Constitutional Studies
Constitutional Studies
The Constitution as Norm
Principal investigators
Abstract
For many years since World War II, the Norwegian Constitution was largely studied in a national historical context and in relative isolation from comparative research. At the same time, the influence from "modern" empirical thinking in the field of social sciences and so-called "legal realism" of the Scandinavian kind was important.
In opposition to the descriptive (empirical) approach to the study of the Constitution that has had a tendency of predominating in the recent past, there has been a regain of interest in the study of Human Rights, among political scientists a "new-institutionalist" approach has grown strong, and quite generally in Europe, developments such as the fall of the Berlin Wall and the EU development have considerably enhanced the interest in Constitutional Studies as such.
Along this lines, the idea that the Constitution merits to be studied (first) as a (legal) norm is the very basis for the present research project. It is likely to entail important consequences for the topics to be selected, e.g.: a majority based or a "constitutional" concept of democracy; the Constitution not only as an "instrument of government" but even as a "law" to be upheld by Courts; "parliamentary studies" not only of political behavior, but even of norms supposed to govern that behavior; the internal structure of the system of (legal) constitutional norms; the importance of legal/constitutional elements in political arguing; the importance of legal form, for instance as to the relationship between constitutional change by formal amendment and by interpretation; and the relationship between norm and behavior.
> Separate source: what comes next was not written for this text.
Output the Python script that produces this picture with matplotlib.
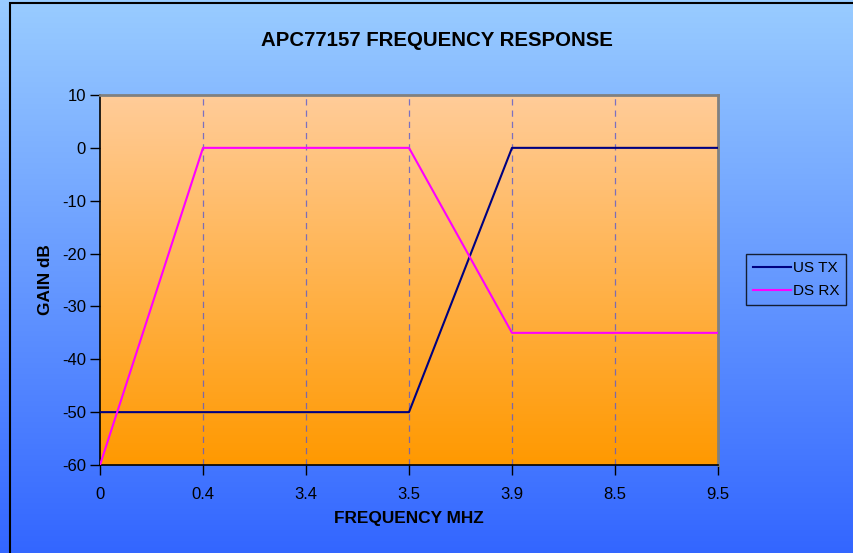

Within the normative approach, the project will be conducted by Eivind Smith (a constitutional lawyer with broad comparative research and experiences) in collaboration with a lawyer specialised in the philosophy of law (professor Svein Eng), a historian working in the Department of political science with extensive research i.a. in the development of the institutions of the Norwegian parliamentary system (professor Trond-Nordby) and a political scientist with broad experiences i.a. in comparative studies and normative theory (professor Bjørn Erik Rasch).